In the above figures, we can see that the leftmost figure has the best holdout set’s objective value since we define the model to be a mixture of four Gaussians. As we increase the number of clusters, though the training set objective value gets better, the holdout set objective value gets worse; this means we are overfitting.

10.4.3. Measuring Generalization Using Log-Likelihood#

Probabilistic unsupervised models optimize an objective that can be used to detect overfitting and underfitting by comparing performance between training and holdout sets.

Below, we visualize the performance (measured via negative log-likelihood) on training and holdout sets as \(K\) increases.

Ks, training_objs, holdout_objs = range(1,25), [], []
for k in Ks:
    model = mixture.GaussianMixture(n_components=k)
    model.fit(X)
    training_objs.append(-model.score(X))
    holdout_objs.append(-model.score(X_holdout))
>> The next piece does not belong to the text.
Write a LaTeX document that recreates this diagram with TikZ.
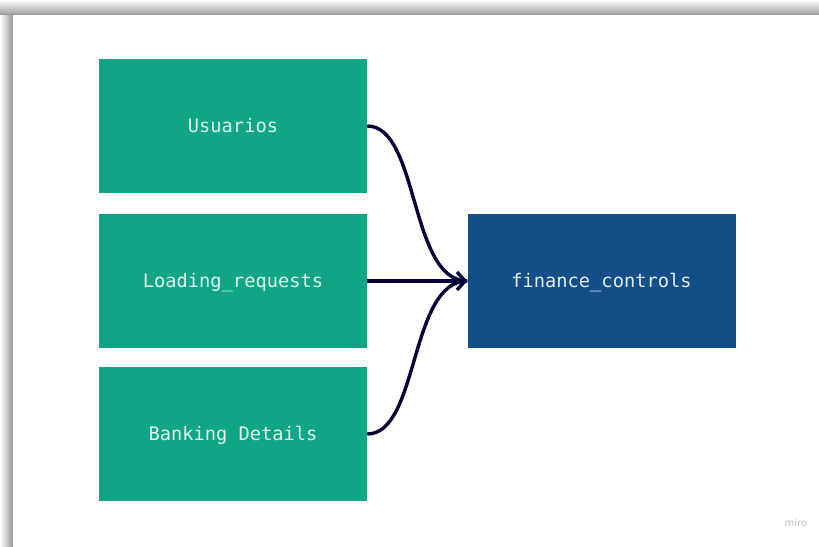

plt.plot(Ks, training_objs, '.-', markersize=15)
plt.plot(Ks, holdout_objs, '.-', markersize=15)
plt.xlabel("Number of clusters K")
plt.ylabel("Negative Log-Likelihood")
plt.title("Training and Holdout Negative Log-Likelihood (Lower is Better)")
plt.legend(['Training Negative Log-Likelihood', 'Holdout Negative Log-Likelihood'])
<matplotlib.legend.Legend at 0x12c463320>
../_images/lecture10-clustering_64_1.png

The above figure shows that when the number of clusters is below 4, adding more clusters helps reduce both training and holdout sets’ negative log-likelihood. When the number of clusters is sufficiently large, adding more clusters reduces the training set’s negative log-likelihood but increases the holdset’s negative log-likelihood. The former situation represents underfitting – you can make the model perform better on both training and holdout sets by making the model more expressive. The latter situation represents overfitting – making the model more expressive makes the performance on the holdout set worse.